Entre corps et âme : Le corps réinventé
Arts visuels

Entre corps et âme : Le corps réinventé

A travers deux expositions et une trentaine d’ouvres, seize artistes montrent comment, maintenant, à la fin du XXe siècle, on peut encore espérer transcender le corps, sans tomber dans la religiosité de l’âme. Une idée intéressante. Mais tellement vaste.

Le moins que l’on puisse dire, c’est que pour leur première collaboration, la galerie d’art Leonard & Bina Ellen, de l’Université Concordia, et la galerie Liane et Danny Taran, du Centre des arts Saidye Bronfman, ont trouvé un sujet bien ambitieux. Les deux commissaires Karen Antaki et David Liss ont choisi, pour cette exposition, un titre à l’image de sa nature bicéphale: Entre corps et âme. L’articulation de ces deux concepts l’un sur l’autre est potentiellement très riche.

Seize artistes (à travers une trentaine d’ouvres) y montrent comment, maintenant, à la fin du XXe siècle, on peut encore espérer transcender le corps, trouver en lui une valeur supérieure, sans pour autant tomber à nouveau dans la religiosité de l’âme. C’est une idée extrêmement intéressante mais bien vaste. On aurait aimé, dans le parcours de l’exposition, la présence de sous-titres permettant des regroupements et mettant en évidence des pistes de lecture plus aisée. Un panneau de présentation, plus explicatif que la feuille remise à l’entrée, aurait été absolument nécessaire.

Certains artistes ont porté leur réflexion sur le corps vivant; d’autres, au contraire, travaillent sur une symbolique de la mort. Parmi les artistes les plus intéressants, remarquons le photographe Robert Flack (décédé en 1993) qui montre des corps merveilleux. Dans certaines de ses ouvres (Chakra series), on voit des parties de corps sur lesquelles se superposent des formes, presque comme des tatouages. L’organisme n’est pas vu ici comme simplement naturel. Flack nous dit comment il faut savoir se l’approprier, lui inventer des usages, des points d’énergie, le marquer parfois, pour en faire autre chose. Flack a rêvé d’un corps réinventé. Dans Empowerment series, le corps devient radieux, comme animé d’une énergie nouvelle. C’est visuellement très riche.

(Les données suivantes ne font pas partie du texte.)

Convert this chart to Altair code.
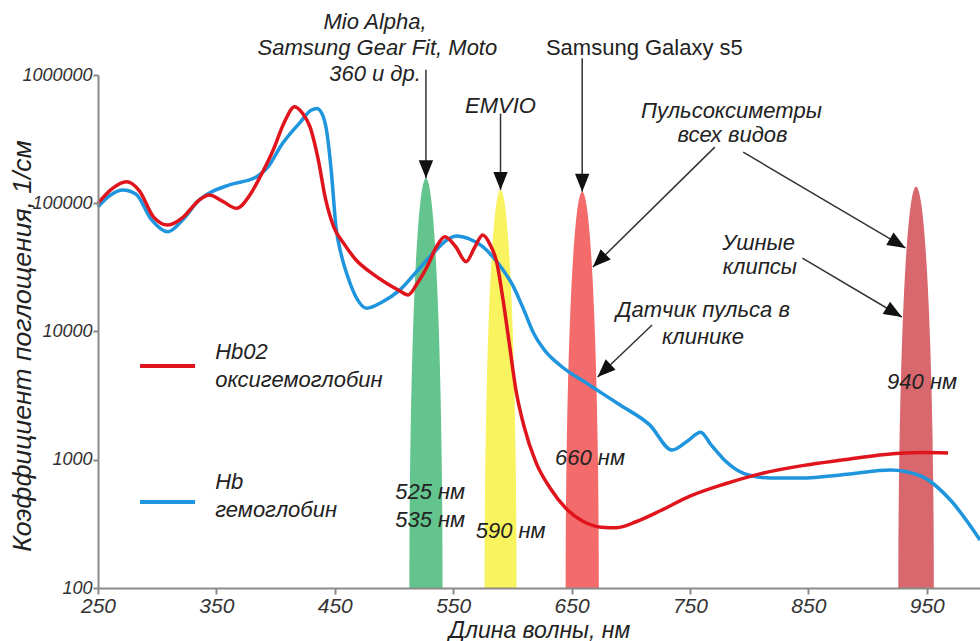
import math
import numpy as np
import pandas as pd
import altair as alt

# ---- absorption spectra: wavelength (nm) and absorption coefficient (1/cm) ----
hbo2_nm = [250, 262, 274, 285, 297, 309, 322, 335, 344, 355, 367, 378, 387, 398, 407,
           416, 423, 429, 436, 442, 449, 458, 468, 480, 494, 504, 512, 520, 528, 536,
           543, 552, 561, 568, 575, 581, 587, 592, 597, 603, 610, 620, 632, 645, 660,
           675, 688, 705, 725, 750, 780, 810, 845, 880, 915, 945, 968]
hbo2_val = [100000, 130000, 147000, 125000, 78000, 67600, 78000, 105000, 116000, 104000,
            91400, 115000, 161000, 260000, 420000, 566000, 500000, 396000, 220000, 110000,
            65800, 48000, 36100, 29000, 23700, 21000, 19300, 24000, 32000, 46000, 54800,
            46000, 35000, 45000, 56500, 48000, 34000, 18000, 8590, 3500, 1800, 950, 600,
            420, 330, 298, 295, 330, 400, 520, 650, 780, 900, 1000, 1100, 1140, 1130]

hb_nm = [250, 260, 271, 282, 295, 309, 322, 335, 344, 361, 384, 395, 404, 420, 430, 435,
         440, 443, 447, 451, 456, 461, 468, 477, 490, 505, 520, 533, 545, 553, 563, 575,
         588, 601, 610, 618, 628, 640, 665, 691, 716, 735, 748, 759, 768, 778, 790, 802,
         818, 843, 885, 919, 945, 970, 995]
hb_val = [94000, 115000, 127000, 118000, 75000, 60000, 75000, 105000, 120000, 139000,
          161000, 200000, 276000, 420000, 530000, 549000, 480000, 373000, 180000, 65600,
          38000, 26700, 18500, 15200, 17000, 21100, 30000, 40700, 52000, 55600, 53000,
          45900, 34000, 22300, 14500, 9680, 7000, 5480, 3830, 2670, 1870, 1190, 1400, 1640,
          1300, 1020, 830, 750, 721, 721, 774, 832, 747, 485, 237]

HBO2_COLOR = "#e0141c"
HB_COLOR = "#1f95dd"

# ---- LED emission bands ----
band_center = [527, 590, 659, 941]
band_halfwidth = [14, 13.5, 14, 15]
band_peak = [157000, 127000, 123000, 135000]
band_colors = ["#63c48d", "#f8f35e", "#f46b6b", "#d8686d"]

# ---- annotation arrows: start (nm, value) -> tip (nm, value) ----
arrow_start_nm = [527, 590, 659, 771, 795, 845, 718]
arrow_start_val = [1.1e6, 5.0e5, 1.35e6, 274000, 250000, 37400, 11250]
arrow_tip_nm = [527, 590, 659, 668, 932, 929, 672]
arrow_tip_val = [157000, 127000, 123000, 31800, 44800, 12970, 4420]

# ---- text labels ----
center_labels = ["Mio Alpha,", "Samsung Gear Fit, Moto", "360  и др.", "EMVIO",
                 "Пульсоксиметры", "всех видов", "Ушные", "клипсы",
                 "Датчик пульса в", "клинике"]
center_nm = [484, 486, 484, 590, 785, 786, 808, 809, 761, 761]
center_val = [2.59e6, 1.62e6, 1.02e6, 572000, 523000, 340000, 49000, 31900, 14700, 9060]

left_labels = ["Hb02", "оксигемоглобин", "Hb", "гемоглобин",
               "525 нм", "535 нм", "590 нм", "660 нм", "940 нм"]
left_nm = [349, 349, 349, 349, 501, 501, 569, 636, 916.5]
left_val = [6920, 4190, 670, 405, 561, 339, 278, 1033, 4040]

upright_labels = ["Samsung Galaxy s5"]
upright_nm = [711.5]
upright_val = [1.62e6]

# legend swatches (HbO2, Hb)
legend_nm = [285.5, 285.5]
legend_nm2 = [332, 332]
legend_val = [5380, 468]

X_MIN, X_MAX = 250, 995
Y_MIN, Y_MAX = 100, 1e6
W, H = 882, 513
FONT = "Liberation Sans"
INK = "#222222"

x_scale = alt.Scale(domain=[X_MIN, X_MAX], nice=False, zero=False)
y_scale = alt.Scale(type="log", domain=[Y_MIN, Y_MAX], nice=False)

x_axis = alt.Axis(
    values=[250, 350, 450, 550, 650, 750, 850, 950], format="d",
    title="Длина волны, нм", titleFont=FONT, titleFontSize=23, titleFontStyle="italic",
    titleFontWeight="normal", titleColor=INK, titleX=W / 2, titleY=42,
    titleBaseline="middle", titleAnchor="middle",
    labelFont=FONT, labelFontSize=21, labelFontStyle="italic", labelColor="#333333",
    labelPadding=1, labelFlush=False, tickSize=6, tickColor="#8a8a8a", tickWidth=2,
    domainColor="#8a8a8a", domainWidth=2, grid=False, zindex=1,
)
y_axis = alt.Axis(
    values=[100, 1000, 10000, 100000, 1000000], format="d",
    title="Коэффициент поглощения, 1/см", titleFont=FONT, titleFontSize=26.5,
    titleFontStyle="italic", titleFontWeight="normal", titleColor=INK,
    titleAngle=270, titleX=-76, titleY=H / 2 + 14, titleBaseline="middle",
    titleAlign="center",
    labelFont=FONT, labelFontSize=18, labelFontStyle="italic", labelColor="#333333",
    labelPadding=1, labelFlush=False, tickSize=5, tickColor="#8a8a8a", tickWidth=2,
    domainColor="#8a8a8a", domainWidth=2, grid=False, zindex=1,
)


def X(field="nm"):
    return alt.X(f"{field}:Q", scale=x_scale, axis=x_axis)


def Y(field="value"):
    return alt.Y(f"{field}:Q", scale=y_scale, axis=y_axis)


# band outlines: half-ellipses standing on the x axis, one layer per band
band_layers = []
for c, hw, peak, col in zip(band_center, band_halfwidth, band_peak, band_colors):
    top = math.log10(peak)
    rows = []
    for t in np.linspace(math.pi, 0.0, 73):
        rows.append({"nm": c + hw * math.cos(t),
                     "value": 10 ** (2 + math.sin(t) * (top - 2)),
                     "base": Y_MIN})
    band_layers.append(
        alt.Chart(pd.DataFrame(rows)).mark_area(color=col, opacity=1).encode(
            x=X(), y=Y(), y2="base:Q",
        )
    )

hb_line = alt.Chart(pd.DataFrame({"nm": hb_nm, "value": hb_val})).mark_line(
    interpolate="monotone", strokeWidth=3.5, color=HB_COLOR,
).encode(x=X(), y=Y())
hbo2_line = alt.Chart(pd.DataFrame({"nm": hbo2_nm, "value": hbo2_val})).mark_line(
    interpolate="monotone", strokeWidth=3.5, color=HBO2_COLOR,
).encode(x=X(), y=Y())

legend_layers = [
    alt.Chart(pd.DataFrame({"nm": [legend_nm[i]], "nm2": [legend_nm2[i]],
                            "value": [legend_val[i]]})).mark_rule(
        strokeWidth=4, color=col).encode(x=X(), x2="nm2:Q", y=Y())
    for i, col in enumerate([HBO2_COLOR, HB_COLOR])
]


# arrows
def px(nm):
    return (nm - X_MIN) / (X_MAX - X_MIN) * W


def py(v):
    return (math.log10(Y_MAX) - math.log10(v)) / (math.log10(Y_MAX) - math.log10(Y_MIN)) * H


angles = []
for sn, sv, tn, tv in zip(arrow_start_nm, arrow_start_val, arrow_tip_nm, arrow_tip_val):
    dx, dy = px(tn) - px(sn), py(tv) - py(sv)
    angles.append(math.degrees(math.atan2(-dx, dy)) % 360)

arrows_df = pd.DataFrame({"nm": arrow_start_nm, "value": arrow_start_val,
                          "nm2": arrow_tip_nm, "value2": arrow_tip_val})
heads_df = pd.DataFrame({"nm": arrow_tip_nm, "value": arrow_tip_val, "angle": angles})

arrow_lines = alt.Chart(arrows_df).mark_rule(color="#333333", strokeWidth=1.5).encode(
    x=X(), x2="nm2:Q", y=Y(), y2="value2:Q",
)
arrow_heads = alt.Chart(heads_df).mark_point(
    shape="M0,0 L-0.4,-1 L0.4,-1 Z", filled=True, size=1296, color="#111111",
    opacity=1, strokeWidth=0,
).encode(x=X(), y=Y(), angle=alt.Angle("angle:Q", scale=None))


def text_layer(labels, nms, vals, align, style):
    df = pd.DataFrame({"nm": nms, "value": vals, "label": labels})
    return alt.Chart(df).mark_text(
        align=align, baseline="middle", font=FONT, fontSize=22, fontStyle=style,
        color=INK,
    ).encode(x=X(), y=Y(), text="label:N")


texts = [
    text_layer(center_labels, center_nm, center_val, "center", "italic"),
    text_layer(left_labels, left_nm, left_val, "left", "italic"),
    text_layer(upright_labels, upright_nm, upright_val, "center", "normal"),
]

chart = alt.layer(
    *band_layers, hb_line, hbo2_line, *legend_layers, arrow_lines, arrow_heads, *texts
).properties(
    width=W, height=H,
    autosize=alt.AutoSizeParams(type="none"),
    padding={"left": 98, "top": 75, "right": 0, "bottom": 53},
    background="white",
).configure_view(stroke=None)

chart.save("out.html", embed_options={"renderer": "svg", "actions": False})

Les photos d’Angela Grauerholz prennent ici un sens légèrement différent, beaucoup moins plongées dans une atmosphère ancienne. Elles aussi semblent vouloir capter l’énergie psychologique (et même spirituelle) des personnes photographiées. Le flou, dans cette série de portraits (de 1984-85), nous dit un corps vivant dont la vitalité dépasse les limites de sa propre chair.
Quant à l’ouvre de Magdalen Celestino (Articles of the Disembodied), elle est faite de latex et semble constituée de moulages d’os retournés sur eux-mêmes, comme une chaussette. Mais cela pourrait aussi bien ressembler à du gras de poulet, à des masques monstrueux ou à des formes phalliques… La matière devient ici âme, se refusant à toute identification ou définition absolues. Mais pour finalement devenir son contraire. Elle doit passer alors par quelque chose d’innommable (dans les deux sens du terme), de repoussant, car inqualifiable. On peut ressentir, devant des ossements, un sentiment d’étrangeté. Est-ce bien de cela que nous sommes faits? Inquiétant.

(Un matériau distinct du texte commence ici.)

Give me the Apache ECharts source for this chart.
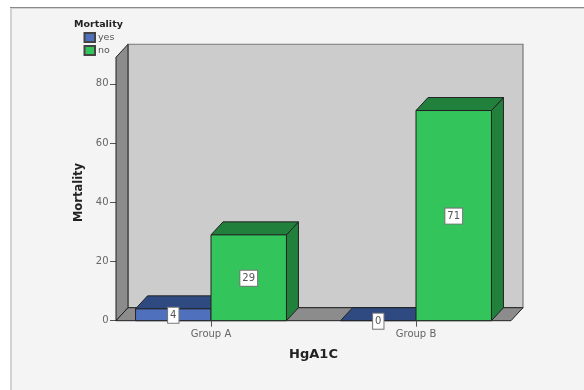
<!DOCTYPE html>
<html>
<head>
<meta charset="utf-8">
<style>html,body{margin:0;padding:0;background:#fff}#chart{width:584px;height:390px}</style>
<script src="https://cdn.jsdelivr.net/npm/echarts@6/dist/echarts.min.js"></script>
</head>
<body>
<div id="chart"></div>
<script>
// Mortality counts by HgA1C group
const categories = ['Group A', 'Group B'];
const yesValues = [4, 0];
const noValues = [29, 71];
const yTicks = [0, 20, 40, 60, 80];

const DEPTH_X = 12, DEPTH_Y = 13;     // oblique offset of the 3D box
const BAR_RATIO = 0.368;              // bar width as a share of one category band
const WALL_MARGIN = 0.4634;           // floor overhang from the first/last category centre
const WALL_TOP = 89;
const EDGE = '#222';

const poly = (points, fill, stroke, width) => ({
  type: 'polygon',
  shape: { points },
  style: { fill, stroke: stroke || EDGE, lineWidth: width === undefined ? 1 : width }
});

// Left wall, back wall and floor of the plot box
function renderChamber(params, api) {
  const band = api.size([1, 0])[0];
  const first = api.coord([0, 0]);
  const last = api.coord([1, 0]);
  const top = api.coord([0, WALL_TOP])[1];
  const l = first[0] - band * WALL_MARGIN;
  const r = last[0] + band * WALL_MARGIN;
  const y0 = first[1];
  return {
    type: 'group',
    children: [
      poly([[l + DEPTH_X, top - DEPTH_Y], [r + DEPTH_X, top - DEPTH_Y], [r + DEPTH_X, y0 - DEPTH_Y], [l + DEPTH_X, y0 - DEPTH_Y]], '#cccccc', '#777', 1.2),
      poly([[l, top], [l + DEPTH_X, top - DEPTH_Y], [l + DEPTH_X, y0 - DEPTH_Y], [l, y0]], '#8c8c8c'),
      poly([[l, y0], [l + DEPTH_X, y0 - DEPTH_Y], [r + DEPTH_X, y0 - DEPTH_Y], [r, y0]], '#8c8c8c')
    ]
  };
}

// One oblique bar: side, top and front faces with its boxed value label
function bar3d(api, side, front, topFill, sideFill) {
  const band = api.size([1, 0])[0];
  const w = band * BAR_RATIO;
  const base = api.coord([api.value(0), 0]);
  const head = api.coord([api.value(0), api.value(1)]);
  const l = side < 0 ? base[0] - w : base[0];
  const r = l + w;
  const y0 = base[1], y1 = head[1];
  const children = [
    poly([[r, y1], [r + DEPTH_X, y1 - DEPTH_Y], [r + DEPTH_X, y0 - DEPTH_Y], [r, y0]], sideFill),
    poly([[l, y1], [l + DEPTH_X, y1 - DEPTH_Y], [r + DEPTH_X, y1 - DEPTH_Y], [r, y1]], topFill)
  ];
  if (y0 - y1 > 0) {
    children.push({ type: 'rect', shape: { x: l, y: y1, width: w, height: y0 - y1 },
      style: { fill: front, stroke: EDGE, lineWidth: 1 } });
  }
  children.push({
    type: 'text', z2: 10,
    style: {
      x: (l + r) / 2, y: (y0 + y1) / 2 + 0.5, text: String(api.value(1)),
      align: 'center', verticalAlign: 'middle',
      font: '10px "DejaVu Sans"', fill: '#555',
      backgroundColor: '#fff', borderColor: '#777', borderWidth: 1,
      padding: [3, 2, 2, 2]
    }
  });
  return { type: 'group', children };
}

const option = {
  animation: false,
  backgroundColor: '#fff',
  graphic: [
    { type: 'rect', z: -10, shape: { x: 11, y: 8, width: 580, height: 390 },
      style: { fill: '#f4f4f4', stroke: '#d2d2d2', lineWidth: 2 } },
    { type: 'line', z: -9, shape: { x1: 10, y1: 7.5, x2: 584, y2: 7.5 },
      style: { stroke: '#8a8a8a', lineWidth: 1 } }
  ],
  title: {
    text: 'Mortality', left: 74, top: 19.5, padding: 0,
    textStyle: { fontFamily: 'DejaVu Sans', fontSize: 9.5, fontWeight: 'bold', color: '#222' }
  },
  legend: {
    data: ['yes', 'no'], orient: 'vertical', left: 83.5, top: 32, padding: 0,
    icon: 'rect', itemWidth: 10.5, itemHeight: 9, itemGap: 2,
    textStyle: { fontFamily: 'DejaVu Sans', fontSize: 9.5, color: '#555', padding: [0, 0, 0, -2] }
  },
  grid: { left: 108.5, width: 410, top: 54.3, height: 266.4 },
  xAxis: {
    type: 'category', data: categories,
    name: 'HgA1C', nameLocation: 'middle', nameGap: 27,
    nameTextStyle: { fontFamily: 'DejaVu Sans', fontSize: 13, fontWeight: 'bold', color: '#222' },
    axisLine: { show: false },
    axisTick: { show: true, alignWithLabel: true, length: 6, lineStyle: { color: '#555' } },
    axisLabel: { fontFamily: 'DejaVu Sans', fontSize: 10, color: '#666', margin: 8.5 },
    z: 5
  },
  yAxis: {
    type: 'value', min: 0, max: 90, offset: -7.5,
    name: 'Mortality', nameLocation: 'middle', nameGap: 30,
    nameTextStyle: { fontFamily: 'DejaVu Sans', fontSize: 11.5, fontWeight: 'bold', color: '#222', padding: [0, 10, 0, 0] },
    axisLine: { show: false },
    splitLine: { show: false },
    axisTick: { show: true, length: 6, customValues: yTicks, lineStyle: { color: '#555' } },
    axisLabel: { fontFamily: 'DejaVu Sans', fontSize: 10, color: '#666', margin: 7.5, padding: [4, 0, 0, 0], customValues: yTicks }
  },
  series: [
    { type: 'custom', name: 'chamber', z: 1, silent: true, data: [[0, WALL_TOP]], renderItem: renderChamber,
      encode: { x: 0, y: 1 } },
    { type: 'custom', name: 'yes', z: 2, encode: { x: 0, y: 1 },
      itemStyle: { color: '#4f71bd', borderColor: '#444', borderWidth: 0.8 },
      data: yesValues.map((v, i) => [i, v]),
      renderItem: (p, api) => bar3d(api, -1, '#4f71bd', '#2e4a80', '#2e4a80') },
    { type: 'custom', name: 'no', z: 3, encode: { x: 0, y: 1 },
      itemStyle: { color: '#33c45c', borderColor: '#444', borderWidth: 0.8 },
      data: noValues.map((v, i) => [i, v]),
      renderItem: (p, api) => bar3d(api, 1, '#33c45c', '#20803c', '#20803c') }
  ]
};
echarts.init(document.getElementById('chart')).setOption(option);
</script>
</body>
</html>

Très intéressante est aussi Nostalgia, de Karilee Fuglem. Des formes en plastique mou transparent faisant penser à des méduses ou à des fantômes bougent en faisant un petit bruit. Le travail de Celestino, qui lui est attenant, évoque, lui aussi, le travail d’Eva Hesse sur l’organique et sur des formes indéterminées. Tout comme l’extraordinaire Glass Dress (1993-1998) d’Aganetha Dyck, faite de cire d’abeille. C’est un peu dans l’esprit de la robe de viande (Vanitas) de Sterback, mais en négatif. Ici, on ne montre pas le corps comme en train de se défaire, mais plutôt l’image identitaire comme une lente construction digne du travail des abeilles. Little Black Dress #2, de Cathy Daley, mesure quatre mètres et demi de long, et transforme la robe noire B.C.B.G. en un linceul. Trop littéral, mais efficace malgré tout. Beaucoup moins troublants sont ses dessins de corps. On y retrace un style semblable à celui de Betty Goodwyn sans qu’il y ait une réécriture de celui-ci.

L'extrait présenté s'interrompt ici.